Projectile Localization Effects in Electron Vortex Beam Ionization Collisions

In traditional charged particle scattering theory, the incident projectile is considered to be delocalized in the transverse plane with an infinitely large coherence. However, in the last decade, it has been shown that a finite projectile coherence length can significantly alter the collision cross sections and must be considered when comparing theoretical results with experimental data. To date, the effect of coherence on collision cross sections has been studied for heavy ion projectiles, such as protons and carbon nuclei. In these cases, the coherence length was controlled by changing the projectile deBroglie wavelength through its energy, which is directly related to transverse coherence length. For heavy ions, the deBroglie wavelength is quite small and small coherence lengths can be achieved. For non-relativistic plane wave electron projectiles, the deBroglie wavelength is much larger and achieving a small coherence length is not feasible. However, electron vortex projectiles, such as Laguerre-Gauss electrons, offer an opportunity to study projectile coherence in electron-impact collisions.
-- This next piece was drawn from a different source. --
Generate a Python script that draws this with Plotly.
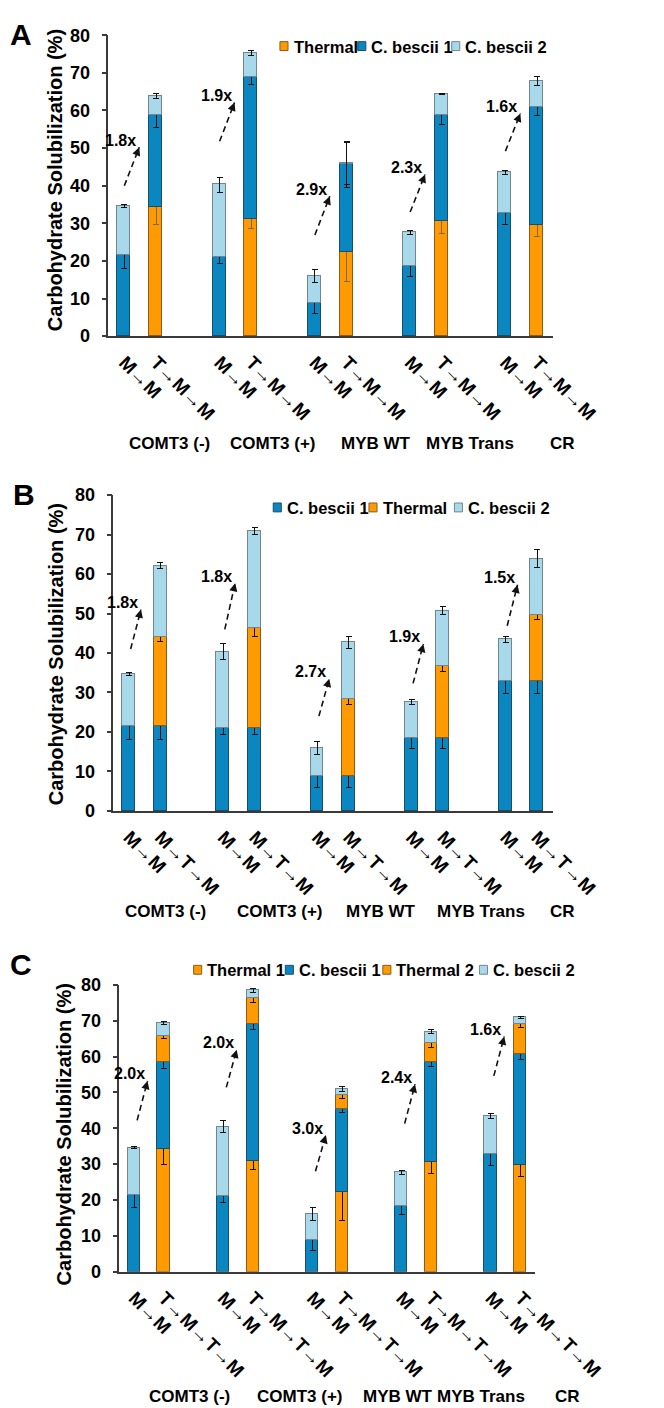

We report here theoretical triple differential cross sections for electron-impact ionization of helium using Laguerre-Gauss projectiles. We show that a localized projectile causes the binary peak to shift to larger ejected electron angles and enhances the recoil peak. As the projectile becomes less localized the cross sections more closely resemble their delocalized counterparts. We also show that the atomic target’s transverse position within the projectile beam can significantly alter the magnitude of the cross section.